Wednesday, July 25, 2007

Speaking of Education...

Today Jacob da Jew posted a defense of Touro College, his alma mater. He calls out two bloggers for "besmirching the name" of Touro without giving it, its full due.

Now I'm generally all for the benefit of the doubt, but unfortunately in this case, it is quite hard to manage. 10 individuals affiliated with Touro have been implicated in a cash-for-grades scandal. Now it is clear that not every student or employee is involved, and that, in fact, it was limited to a small minority of the population. But here's the issue, as reported by Adam Lawson of Modern Tribalist: "With the scope of a dollars-for-degrees scandal at Touro College widening, students are wondering if their diplomas might become worthless ."

The problem is that a university grants degrees, and by doing so it is certifying that the degree holder has fulfilled the necessary requirements. That is all a university has, a guarantee, so when it becomes clear that, that guarantee is untrustworthy, then all students, even those not involved, are subject to suspicion. If the university cannot be trusted to accurately report grades, or attendance, about what else can it not be trusted?

Tzvee's response to the scandal is the one that I have the most trouble with.
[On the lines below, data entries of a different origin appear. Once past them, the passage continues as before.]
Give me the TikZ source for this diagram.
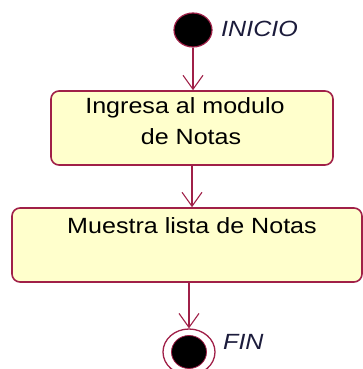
\documentclass[tikz,border=0pt]{standalone}
\usepackage{fontspec}
\setmainfont{Liberation Sans}
\usetikzlibrary{shapes.geometric,arrows.meta}
\definecolor{umlline}{RGB}{160,32,72}
\definecolor{umlfill}{RGB}{255,255,204}
\definecolor{labeltext}{RGB}{28,28,60}
\tikzset{
  actbox/.style={draw=umlline, fill=umlfill, line width=1.6pt, rounded corners=8pt, inner sep=0pt},
  flow/.style={draw=umlline, line width=1.3pt, -{Straight Barb[length=14pt,width=20pt,line width=1.1pt]}},
  boxtext/.style={font=\fontsize{22}{26}\selectfont, text=black, inner sep=0pt},
  statelabel/.style={font=\fontsize{22}{26}\selectfont\itshape, text=labeltext, inner sep=0pt, anchor=west},
}
\begin{document}
\begin{tikzpicture}[x=1pt,y=-1pt]
\useasboundingbox (0,0) rectangle (363,369);
% start
\node[ellipse, draw=umlline, fill=black, line width=1.2pt, minimum width=38pt, minimum height=34pt, inner sep=0pt] (start) at (193,30) {};
\node[statelabel] (inicio) at (221,29) {\scalebox{1.14}[1]{INICIO}};
% box 1
\node[actbox, minimum width=282pt, minimum height=74pt] (b1) at (192,128) {};
\node[boxtext] (b1a) at (185,108) {\scalebox{1.14}[1]{Ingresa al modulo}};
\node[boxtext] (b1b) at (191,137) {\scalebox{1.14}[1]{de Notas}};
% box 2
\node[actbox, minimum width=350pt, minimum height=74pt] (b2) at (187,245) {};
\node[boxtext] (b2a) at (192,226) {\scalebox{1.14}[1]{Muestra lista de Notas}};
% end
\node[ellipse, draw=umlline, fill=white, line width=1.3pt, minimum width=52pt, minimum height=46pt, inner sep=0pt] (endo) at (189,352) {};
\node[ellipse, fill=black, draw=umlline, line width=0.8pt, minimum width=35pt, minimum height=33pt, inner sep=0pt] (endi) at (189,352) {};
\node[statelabel] (fin) at (223,342) {\scalebox{1.14}[1]{FIN}};
% flows
\draw[flow] (start.south) -- (start.south |- b1.north);
\draw[flow] (b1.south) -- (b1.south |- b2.north);
\draw[flow] (b2.south -| endo.north) -- (endo.north);
\end{tikzpicture}
\end{document}
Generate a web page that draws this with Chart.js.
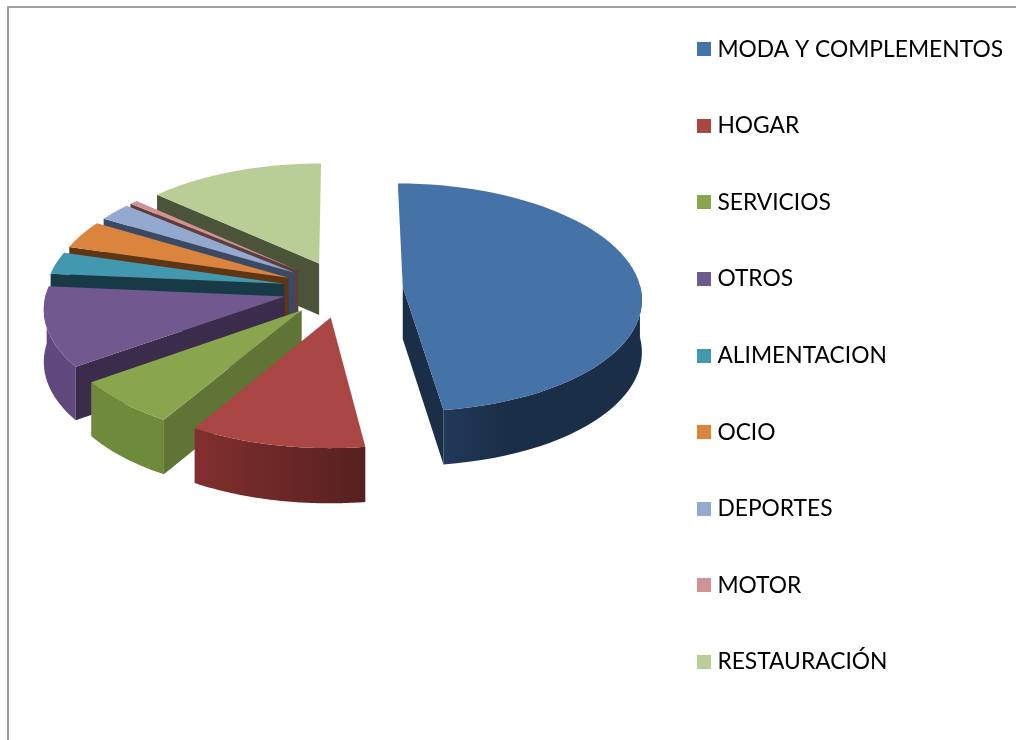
<!DOCTYPE html>
<html lang="es">

<head>
  <meta charset="UTF-8">
  <title>Sectores</title>
  <script src="https://cdn.jsdelivr.net/npm/chart.js@4"></script>
  <style>
    html, body { margin: 0; padding: 0; background: #fff; overflow: hidden; height: 740px; width: 1016px; }
    #marco { position: absolute; left: 7px; top: 6px; width: 1020px; height: 750px; border: 2px solid #a0a0a0; }
    #grafico { position: absolute; left: 0; top: -16px; }
  </style>
</head>

<body>
  <canvas id="grafico" width="1013" height="780"></canvas>
  <div id="marco"></div>

  <script>
    var categorias = ["MODA Y COMPLEMENTOS", "HOGAR", "SERVICIOS", "OTROS", "ALIMENTACION", "OCIO", "DEPORTES", "MOTOR", "RESTAURACIÓN"];
    var valores = [47.1, 10.5, 6.5, 11.1, 3.1, 3.9, 2.5, 0.6, 13.1];

    var coloresTapa = ["#4572A7", "#AA4643", "#89A54E", "#71588F", "#4198AF", "#DB843D", "#93A9CF", "#D19392", "#B9CD96"];
    var coloresCara = ["#1B2E47", "#572020", "#5F7435", "#3C2C4C", "#173A46", "#5F3512", "#3B4A64", "#5D3D3D", "#4B5438"];
    var bordeIzq = ["#22395A", "#80302E", "#6F8A3D", "#604A7D", "#2A6478", "#8E5420", "#5F7090", "#8A5F5E", "#79875F"];
    var bordeDer = ["#1B2E47", "#572020", "#6E8A3A", "#604A7D", "#2A6478", "#8E5420", "#5F7090", "#8A5F5E", "#79875F"];

    // geometria del queso 3D
    var radio = 238;
    var separacion = 60;
    var inclinacion = 0.476;
    var perspectiva = 0.09;
    var alto = 52;
    var centroX = 343;
    var centroY = 289;

    function cuadrito(color) {
      let c = document.createElement("canvas");
      c.width = 14;
      c.height = 14;
      let g = c.getContext("2d");
      g.fillStyle = color;
      g.fillRect(0, 0, 14, 14);
      return c;
    }

    function relleno(ctx, puntos, color) {
      ctx.beginPath();
      puntos.forEach((p, i) => i ? ctx.lineTo(p.x, p.y) : ctx.moveTo(p.x, p.y));
      ctx.closePath();
      ctx.fillStyle = color;
      ctx.fill();
    }

    var queso3d = {
      id: "queso3d",
      beforeDatasetsDraw(chart) {
        let ctx = chart.ctx;
        let arcos = chart.getDatasetMeta(0).data;

        // de atras hacia adelante
        for (let i = arcos.length - 1; i >= 0; i--) {
          let a = arcos[i];
          let cx = centroX;
          let cy = centroY + 16; // el canvas sube 16px
          let R = a.outerRadius;
          let medio = (a.startAngle + a.endAngle) / 2;
          let ox = separacion * Math.cos(medio);
          let oy = separacion * Math.sin(medio);

          let proyectar = (ux, uy) => {
            let p = 1 / (1 - perspectiva * uy / R);
            return { x: cx + ux * p, y: cy + inclinacion * uy * p, d: alto * Math.sqrt(p) };
          };
          let abajo = (q) => ({ x: q.x, y: q.y + q.d });

          let centro = proyectar(ox, oy);
          let curva = [];
          let frente = [];
          let pasos = 60;
          for (let s = 0; s <= pasos; s++) {
            let ang = a.startAngle + (a.endAngle - a.startAngle) * s / pasos;
            let q = proyectar(ox + R * Math.cos(ang), oy + R * Math.sin(ang));
            curva.push(q);
            if (Math.sin(ang) > -0.05) frente.push(q);
          }
          let ini = curva[0];
          let fin = curva[pasos];

          // borde exterior con degradado, solo la parte de delante
          if (frente.length > 1) {
            let xs = frente.map(q => q.x);
            let grad = ctx.createLinearGradient(Math.min(...xs), 0, Math.max(...xs), 0);
            grad.addColorStop(0, bordeIzq[i]);
            grad.addColorStop(i == 0 ? 0.3 : 1, bordeDer[i]);
            grad.addColorStop(1, bordeDer[i]);
            relleno(ctx, frente.concat(frente.map(abajo).reverse()), grad);
          }

          // caras interiores, solo las que miran al frente
          if (Math.cos(a.endAngle) > 0.001) {
            relleno(ctx, [centro, fin, abajo(fin), abajo(centro)], coloresCara[i]);
          }
          if (Math.cos(a.startAngle) < -0.001) {
            relleno(ctx, [centro, ini, abajo(ini), abajo(centro)], coloresCara[i]);
          }

          // tapa
          relleno(ctx, [centro].concat(curva), coloresTapa[i]);
        }
        return false;
      }
    };

    new Chart(document.getElementById("grafico"), {
      type: "pie",
      plugins: [queso3d],
      data: {
        labels: categorias,
        datasets: [{
          data: valores,
          backgroundColor: coloresTapa,
          borderWidth: 0
        }]
      },
      options: {
        responsive: false,
        animation: false,
        radius: radio,
        plugins: {
          tooltip: { enabled: false },
          legend: {
            position: "right",
            align: "start",
            labels: {
              usePointStyle: true,
              pointStyleWidth: 4,
              boxHeight: 14,
              padding: 53.8,
              color: "#000",
              font: { family: "Lato", size: 22.8 },
              generateLabels: (chart) => categorias.map((t, i) => ({
                text: t,
                fillStyle: coloresTapa[i],
                strokeStyle: coloresTapa[i],
                lineWidth: 0,
                pointStyle: cuadrito(coloresTapa[i]),
                index: i
              }))
            }
          }
        }
      }
    });
  </script>
</body>

</html>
He says "Remember the Hebrew National ads, "We answer to a Higher Authority"? I guess Touro College does not..." While it is mild by comparison to that of Failed Messiah or DK, both of whom use the scandal as a jumping off point to critique Touro as a whole. Although, to be fair, Failed Messiah lets the critique be implied in this case, he does however mention that, according to the Manhattan district attorney "hundreds, maybe even thousands, of transcripts may have been fabricated or altered."

But don't worry, a commenter on Yeshiva World News' coverage of the story says that "My nephew the lawyer tells me that the alleged scandal involves the Kings Highway division which is not the one used by the frum oilam. Just passing it on." As if that makes a difference how the school is perceived. Although, to Jews, maybe it does.

Mostly I'm just sad about this scandal. It means that many hard-working people, who, for whatever reason, chose to attend Touro, now have degrees that are worth less than they expected.


Ezzie said...

I wrote about this as soon as I heard anything; it's a big deal to people like me (though not as much, because I was in Lander) and my wife (who went to and got a Master's from that School of Ed.). I don't understand how this has anything to do with Touro's classes, and don't see why they need defending, so I don't get why JDJ felt he had to do that (though I haven't read the posts he linked to yet). The whole thing really sucks for the people who do things right, as usual.

Annie said...

Ezzie- I think that a number of people have used this scandal as a jumping-off point to critique the school's academics as a whole, which is why JDJ felt the need to defend it.

Jacob Da Jew said...

Ezzie: I'll second Annie. Yes, this is a huge scandal but those people who jump to attack the whole college are very wrong.

Thanks for the link and comment, Annie.

DK said...

I agree that it would be a shame if we let this scandal divert attention from the fact that Touro College is a crappy THIRD TIER school which liberal and secular Jews should not be directed to, either directly, or secretively and deceptively and though two step processes like Machon Maaayan and other NCSY partnerships.

Fair enough, Ezzie?


Annie said...

Jacob- to be fair, I don't know enough about Touro to endorse or criticise it, I was just trying to give a theory of why the debate has developed in this way.

DK- I would never advise a kid to go to Touro over an Ivy, but I think that different colleges fit differently for individual kids, and that it isn't my place to judge what decision a kid (or their parents) make in terms of a college. Many factors go into the decision, of which religious observance is only one.

DK said...

"I think that different colleges fit differently for individual kids."

Annie, that isn't NCSY's policy, and you know that. They have a strong bias towards the dual curriculum schools, which their own study, the Lily Foundation's "Faithful Youth," revealed. And that was in 1998. Things have only gotten frummer.

Additionally, Touro is more appropriate for Jews from a haredi background who lack the secular skill set that all Jews from public school backgrounds have. It simply isn't appropriate for Jews from a public school background, unless they are a little slow or something like that.

Never the less, we know that NCSY pushes Touro to such Jews intensely, and shares and swaps staff.

We can debate the (supposed) merits of sending public school kids to Touro, but parents must know what NCSY is doing, and that have infiltrated our public school system to do it. And they must understand what Touro is, who it is really for, and what that means educationally.